Lithuanian minister of defense visits grandmother's home — in Scranton
The Times-Tribune, Scranton, Pa.
SCRANTON, Pa. — The Lithuanian Minister of Defense had always dreamed of visiting Scranton.
Juozas Olekas fulfilled his longtime ambition to see his grandmother's hometown on Sunday. He traveled to Northeast Pennsylvania between meetings with U.S. Defense Secretary Chuck Hagel and other top international officials to discuss NATO defense plans.
Many Lithuanians settled in Northeast Pennsylvania more than a century ago among the wave of Europeans who came to America at the time.
"We have very, very old Lithuanian communities here," said Simonas Satunas, a deputy ambassador from Lithuanian who accompanied Mr. Olekas. "They're all over Pennsylvania."
Mr. Olekas said his grandmother, Adela Maciulaedas, was born in Scranton in 1904 after her parents had moved to the United States among the immigrants.
On Sunday, he visited what was once his grandmother's home on Theodore Street in North Scranton. She lived there before her family moved back to Lithuania when she was 10 years old.

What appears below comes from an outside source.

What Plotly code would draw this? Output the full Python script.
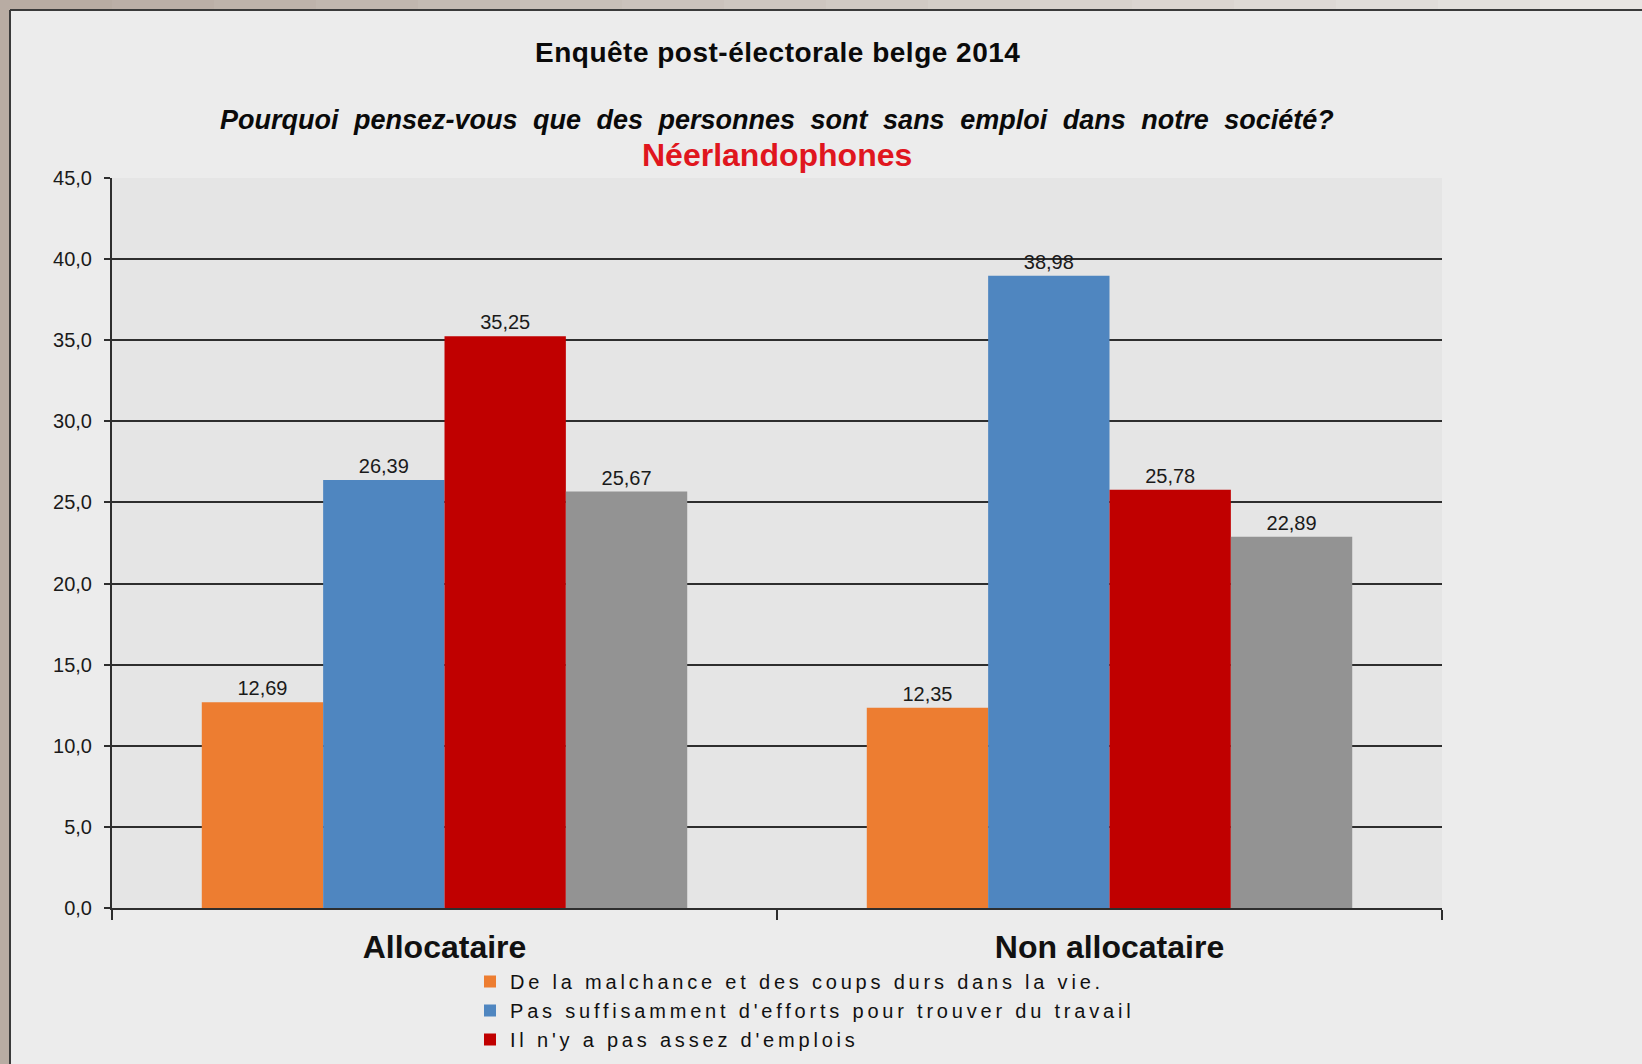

Ms. Maciulaedas went through some hard times when she returned to her family's homeland.
In 1922, her family was deported to Siberia, where Mr. Olekas was born, during Lithuania's struggle for independence from the Soviet Union.
"It was very difficult conditions — cold, a lot of hunger; there was a lack of food," Mr. Olekas said. "A lot of people died during that time."
In 1940, the Soviet Union invaded and occupied Lithuania and the other Baltic states. Lithuania re-established independence in 1990 when the Soviet Union fell apart.
Mr. Olekas' family returned to Lithuania when he was 10 years old.
Now 58, Mr. Olekas visited a site in Scranton honoring a hero in the independence fights for both his grandmother's homes.
City, county, state and federal representatives welcomed Mr. Olekas in a ceremony in North Scranton at the Kosciuska (the Lithuanian spelling) Healing Garden, named after Gen. Tadeusz Kosciuszko.
Kosciuszko had a key role in the helping American Revolutionaries win the Battle of Saratoga, which historians regard as a turning point in the war.
He later returned to help lead a Polish and Lithuanian insurrection that was ultimately unsuccessful against czarist Russia.
Carol Gargan, Ed.D., also spoke of Kosciuszko's fortifications at West Point, where he left behind gardens.
She said the recently dedicated North Scranton garden flowers that had once been at Lithuanian families' homes.
"The flowers I first planted here, the one rose was in my mother's garden, so when they put the new levy in, the Army Corps of Engineers ... took all those flowers and gardens away," she said. "But some of the flowers from the gardens are still here. The Lithuanian spirit is in this garden."
Mr. Olekas was returning to Washington, D.C., on Sunday night but said he hopes to return to Scranton with his wife and children someday.